The most recent member survey in 1996 by the Credit Union National Association found just 9% of credit unions offering brokerage services. But that’s misleading because more than 40% of the larger ones ($50 million or more in assets) offered brokerage, meaning that those services were available to about one-third of credit-union members nationwide.

Perhaps most revealing of credit unions’ potential: full-time reps in credit unions generated average annual gross commissions of $156,000 in 1996 compared with $144,000 and $131,000 for those in banks and thrifts, respectively, according to American Brokerage Consultants.

“The character of a credit union is different from a bank or a (savings and loan association)
,” Mr. Ayotte explains. “It’s more of a club; they have perhaps a closer rapport with their customers than banks do.”
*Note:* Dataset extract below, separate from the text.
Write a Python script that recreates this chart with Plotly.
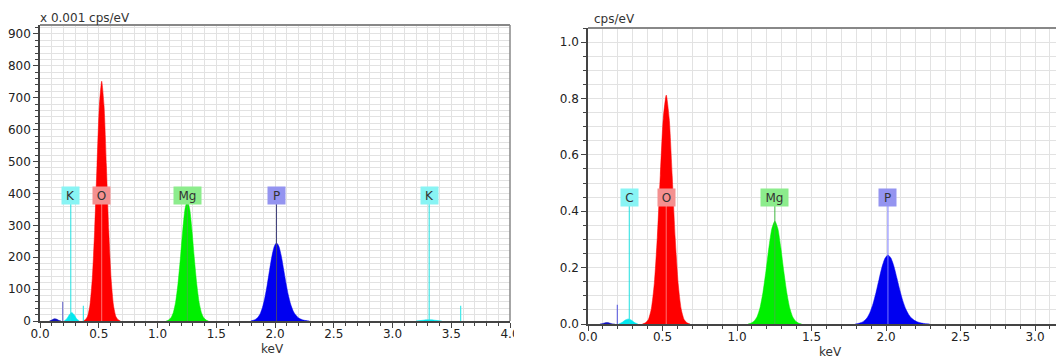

Slowly but surely, that is leading to more investment-industry interest. American Express has 112 advisers working in alliance with 72 credit unions that have affiliations with 1.3 million members — a bigger sales force than it has in banks.

Market leader Plan America, which unveiled its own line of mutual funds earlier this year and will roll out a wrap-fee product this summer, has 300 reps serving about 450 credit unions.

And newcomer CUSO Financial Services LP has added a wrinkle. The San Diego-based brokerage, established last year as a limited partnership focused exclusively on credit unions, is offering participating credit unions equity in the business as a further inducement to sign up. So far, the firm has deals with 15 reps and two credit unions.

“Neither Plan America nor American Express offer credit unions an opportunity to own a piece of the broker-dealer and participate in the profits,” says Valorie Seyfert, president of the new firm. “I just saw a real need in the credit-union industry for a firm dedicated to them. I also saw a huge potential.”